Weekend work-up, March 18, 2013: Look who's going to The Joe!

What a weekend of hockey in the CCHA! Two sweeps, two series that took three games, and the team that won the very first conference regular-season and playoff championships returns to participate in the last-ever battle for the Mason Cup.
It’ll be Michigan vs. Miami and Ohio State vs. Notre Dame March 23-24 in Detroit’s Joe Louis Arena. The semifinal games are slated for 1:05 p.m. and 4:35 p.m. Saturday, but I don’t believe the league has announced who’s playing at which time yet. Sunday’s title game is at 2:05 p.m.
So, kids, what did we learn from this weekend of hockey?
1. Michigan is a freight train.
As I said going into the weekend, if the Michigan team that had been playing for the previous three weeks showed up to play in Kalamazoo, the Broncos were doomed. Well, the Broncos were doomed. Friday’s game was tied 3-3 going into the third and Jacob Trouba’s second goal of the night won it for Michigan on the power play at 9:15. Saturday, though, was another story completely. That game was tied 1-1 going into the second, when the confident Wolverines exploded for four unanswered goals, two by Alex Guptill. Michigan won 4-3 Friday and 5-1 Saturday.
This has been a pattern for Michigan this past month, a more tentative game Friday and a solid game Saturday, even when the Saturday score isn’t quite so lopsided. The UM defense is mighty strong right now in front of freshman goaltender Steve Racine, who seems to improve with each game. (He’s from Western New York, though, so nothing good he does surprises me.)

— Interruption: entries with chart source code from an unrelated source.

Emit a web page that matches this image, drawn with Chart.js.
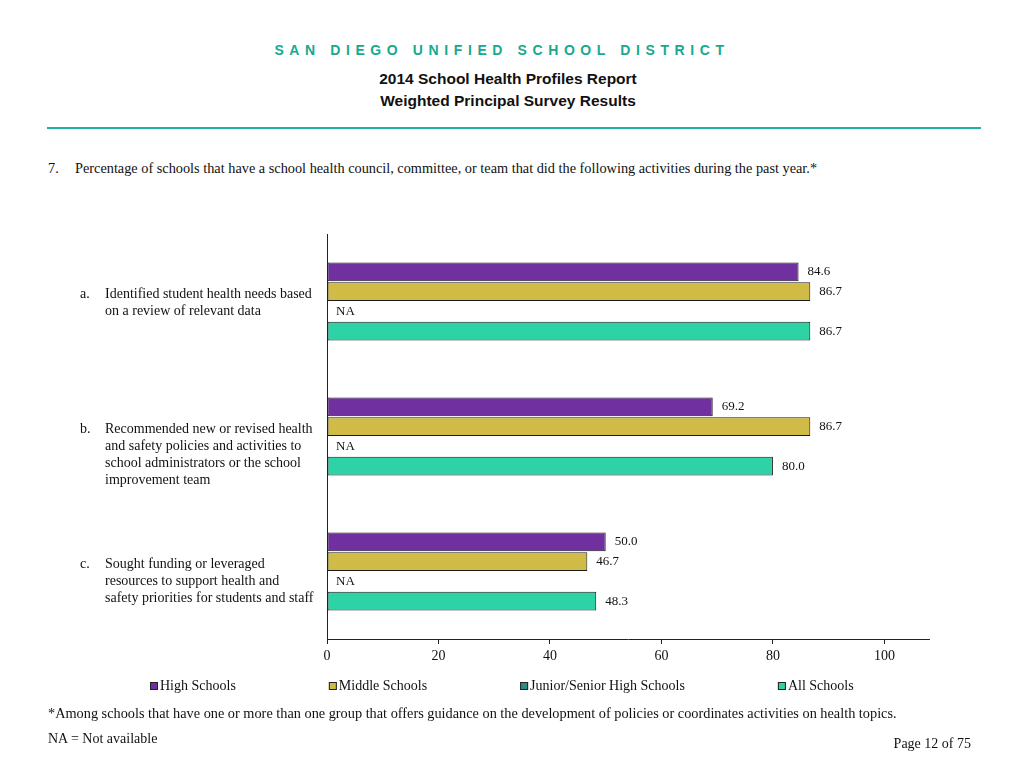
<!DOCTYPE html>
<html><head><meta charset="utf-8">
<script src="https://cdn.jsdelivr.net/npm/chart.js@4.4.0/dist/chart.umd.min.js"></script>
<style>
html,body{margin:0;padding:0;background:#fff;}
body{width:1024px;height:768px;position:relative;overflow:hidden;font-family:"Liberation Serif",serif;color:#111;}
.abs{position:absolute;white-space:nowrap;}
#wrap{position:absolute;left:0;top:0;width:1024px;height:768px;}
</style></head><body>
<div class="abs" style="left:-10px;width:1024px;top:42px;line-height:16px;text-align:center;font-family:'Liberation Sans',Arial,sans-serif;font-weight:bold;font-size:14px;letter-spacing:5.6px;color:#17A98F;">SAN DIEGO UNIFIED SCHOOL DISTRICT</div>
<div class="abs" style="left:-4px;width:1024px;top:70px;line-height:18px;text-align:center;font-family:'Liberation Sans',Arial,sans-serif;font-weight:bold;font-size:15.5px;color:#111;">2014 School Health Profiles Report</div>
<div class="abs" style="left:-4px;width:1024px;top:92px;line-height:18px;text-align:center;font-family:'Liberation Sans',Arial,sans-serif;font-weight:bold;font-size:15.5px;color:#111;">Weighted Principal Survey Results</div>
<div class="abs" style="left:47px;width:934px;top:127px;height:2px;background:#1DB3A6;"></div>
<div class="abs" style="left:48px;top:160px;line-height:16px;font-size:14.3px;">7.</div>
<div class="abs" style="left:75px;top:160px;line-height:16px;font-size:14.3px;">Percentage of schools that have a school health council, committee, or team that did the following activities during the past year.*</div>
<div id="wrap"><canvas id="c"></canvas></div>
<div class="abs" style="left:48px;top:705px;line-height:16px;font-size:14.3px;">*Among schools that have one or more than one group that offers guidance on the development of policies or coordinates activities on health topics.</div>
<div class="abs" style="left:48px;top:731px;line-height:16px;font-size:14px;">NA = Not available</div>
<div class="abs" style="right:53px;top:736px;line-height:16px;font-size:14px;">Page 12 of 75</div>
<script>
const categoryLetters = ['a.', 'b.', 'c.'];
const categoryLines = [
  ['Identified student health needs based', 'on a review of relevant data'],
  ['Recommended new or revised health', 'and safety policies and activities to', 'school administrators or the school', 'improvement team'],
  ['Sought funding or leveraged', 'resources to support health and', 'safety priorities for students and staff']
];
const seriesNames = ['High Schools', 'Middle Schools', 'Junior/Senior High Schools', 'All Schools'];
const seriesColors = ['#7030A0', '#CFBB45', '#2E8B86', '#2ED3A5'];
const highSchools = [84.6, 69.2, 50.0];
const middleSchools = [86.7, 86.7, 46.7];
const juniorSeniorHighSchools = [null, null, null];
const allSchools = [86.7, 80.0, 48.3];
const xTicks = [0, 20, 40, 60, 80, 100];
const xMax = 108;

const seriesValues = [highSchools, middleSchools, juniorSeniorHighSchools, allSchools];
const SERIF = "'Liberation Serif', 'Times New Roman', serif";

const labelsPlugin = {
  id: 'customText',
  afterDatasetsDraw(chart) {
    const ctx = chart.ctx;
    const yScale = chart.scales.y;
    const xScale = chart.scales.x;
    ctx.save();
    ctx.fillStyle = '#111';
    ctx.textBaseline = 'middle';
    // value labels
    ctx.font = '13px ' + SERIF;
    ctx.textAlign = 'left';
    chart.data.datasets.forEach((ds, di) => {
      const meta = chart.getDatasetMeta(di);
      meta.data.forEach((bar, i) => {
        const v = ds.data[i];
        if (v === null || v === undefined) {
          ctx.fillText('NA', xScale.getPixelForValue(0) + 9, bar.y);
        } else {
          ctx.fillText(v.toFixed(1), bar.x + 9, bar.y);
        }
      });
    });
    // category labels
    ctx.font = '14px ' + SERIF;
    categoryLines.forEach((lines, i) => {
      const cy = yScale.getPixelForValue(i) - 7;
      ctx.fillText(categoryLetters[i], 80, cy);
      lines.forEach((ln, k) => ctx.fillText(ln, 105, cy + k * 16.8));
    });
    // legend
    ctx.font = '14px ' + SERIF;
    let x = 150;
    const ly = 686;
    chart.data.datasets.forEach((ds) => {
      ctx.fillStyle = ds.backgroundColor;
      ctx.fillRect(x, ly - 4, 8, 8);
      ctx.strokeStyle = '#222';
      ctx.lineWidth = 1;
      ctx.strokeRect(x + 0.5, ly - 3.5, 7, 7);
      ctx.fillStyle = '#111';
      ctx.fillText(ds.label, x + 10, ly);
      x += 10 + ctx.measureText(ds.label).width + 93;
    });
    ctx.restore();
  }
};

new Chart(document.getElementById('c'), {
  type: 'bar',
  data: {
    labels: categoryLetters,
    datasets: seriesNames.map((name, i) => ({
      label: name,
      data: seriesValues[i],
      backgroundColor: seriesColors[i],
      borderColor: '#1a1a1a',
      borderWidth: 1,
      borderSkipped: false,
      categoryPercentage: 0.585,
      barPercentage: 0.95
    }))
  },
  options: {
    indexAxis: 'y',
    responsive: true,
    maintainAspectRatio: false,
    animation: false,
    layout: { padding: { left: 0, right: 95, top: 234, bottom: 99 } },
    plugins: { legend: { display: false }, tooltip: { enabled: false } },
    scales: {
      x: {
        type: 'linear',
        min: 0,
        max: xMax,
        afterBuildTicks: (s) => { s.ticks = xTicks.map(v => ({ value: v })); },
        afterFit: (s) => { s.height = 30; },
        grid: { display: true, drawOnChartArea: false, drawTicks: true, tickLength: 5, color: '#222', lineWidth: 1 },
        border: { display: true, color: '#222', width: 1 },
        ticks: { color: '#111', padding: 4, font: { family: SERIF, size: 14 } }
      },
      y: {
        type: 'category',
        afterFit: (s) => { s.width = 327; },
        grid: { display: false },
        border: { display: true, color: '#222', width: 1 },
        ticks: { display: false }
      }
    }
  },
  plugins: [labelsPlugin]
});
</script>
</body></html>
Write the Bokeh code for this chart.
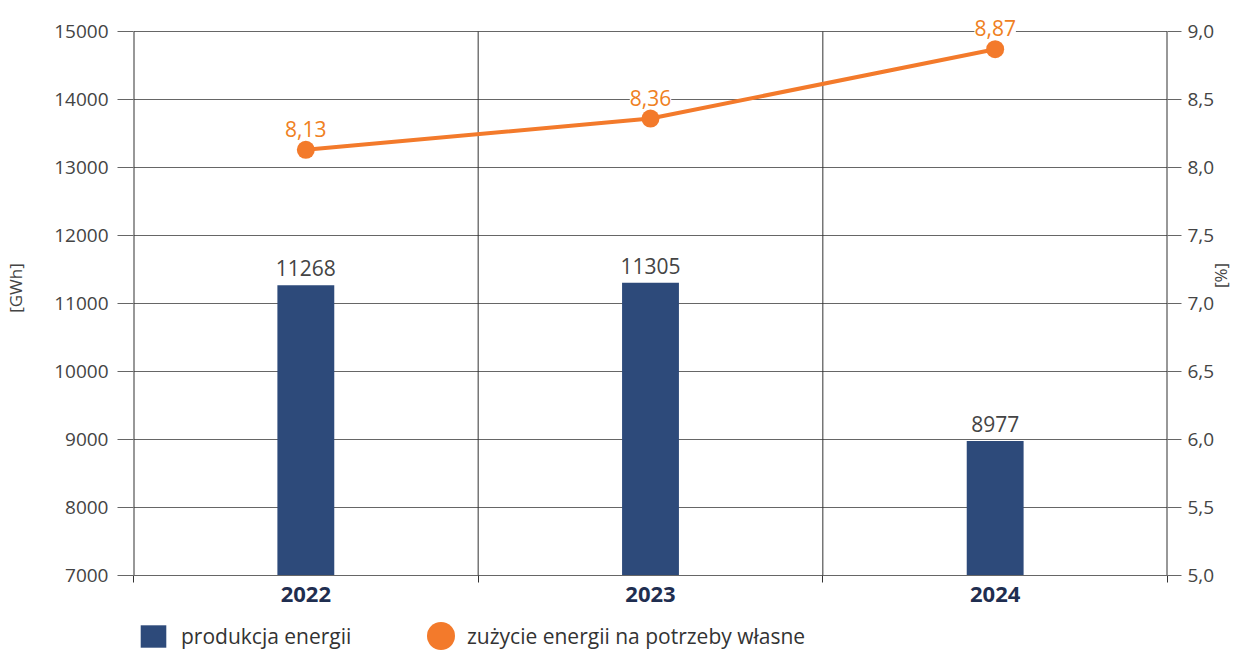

I know that haters will hate, but Michigan’s pursuit of its 23rd consecutive NCAA bid as a No. 7 seed is a great story.
2. Notre Dame is scrappy.
The two games that the Fighting Irish played against the valiant Bowling Green Falcons couldn’t have been more different. Friday’s 1-0 overtime win was grinding, grueling and in some ways a little too careful. The Irish limited the Falcons’ shots against Steven Summerhays to 22 in the 1-0 win, and Brian Rust had the game-winning goal 1:22 into OT. Incidentally, including the three goals Rust scored in this series, the junior has netted 10 of his 15 goals for the season in the second half.
In Saturday’s 4-3 win, five of the seven goals scored between the two squads involved some sort of special teams play, including Rust’s successful penalty shot at 8:28 in the third. That’s because there were 32 minutes of penalties total in the feisty, scrappy game. The Irish gave up two power-play goals in the second period and Anders Lee’s game winner came with the man advantage midway through the third.
In both games, the Irish were tough, physical, and did what they needed to do to survive each one-goal game.
3. Those teams from Ohio are beatable.
We knew this already, of course; there isn’t a team in the CCHA that can’t be beaten on a given night. Both series in Ohio, though, went to a third game, while the series in Michigan and Indiana did not. It wasn’t surprising that the series in Columbus between Ferris State and Ohio State went to three games. The Bulldogs and Buckeyes exchanged a pair of 3-1 wins earlier this season, and a quick look at the recent history between the teams shows a couple of ties and a goal’s difference here and there. After dropping Friday’s game 4-2, the Buckeyes won 3-1 Saturday and 3-2 Sunday night.
It was surprising to see Miami drop its opening quarterfinal game to last-place Michigan State, 3-0 — that is, until you realize that the RedHawks have been shut out by opponents seven times this season. Miami is capable of stunningly good offense, but that offense is sometimes inconsistent. The offense arrived Saturday and stayed for Sunday’s contest, each game a 4-1 win for the RedHawks. Sophomore Austin Czarnik had the shorthanded, game-winning goal in the first period of Sunday’s game; Czarnik had three goals total for the weekend.
For the record, it was Ohio State that won the first-ever CCHA regular-season and playoff championships in 1972. The Buckeyes never did win another regular-season championship, but they did capture the Mason Cup in 2004.
Miami has captured the Mason Cup once, in 2011. Michigan has won the CCHA playoff championship nine times, most recently in 2010. Notre Dame has won the CCHA playoff championship twice, in 2007 and again in 2009.
This isn’t what I expected the field of the last-ever CCHA championship tournament to be, but I now expect that next weekend in Detroit, we’ll be treated to a fantastic weekend of hockey.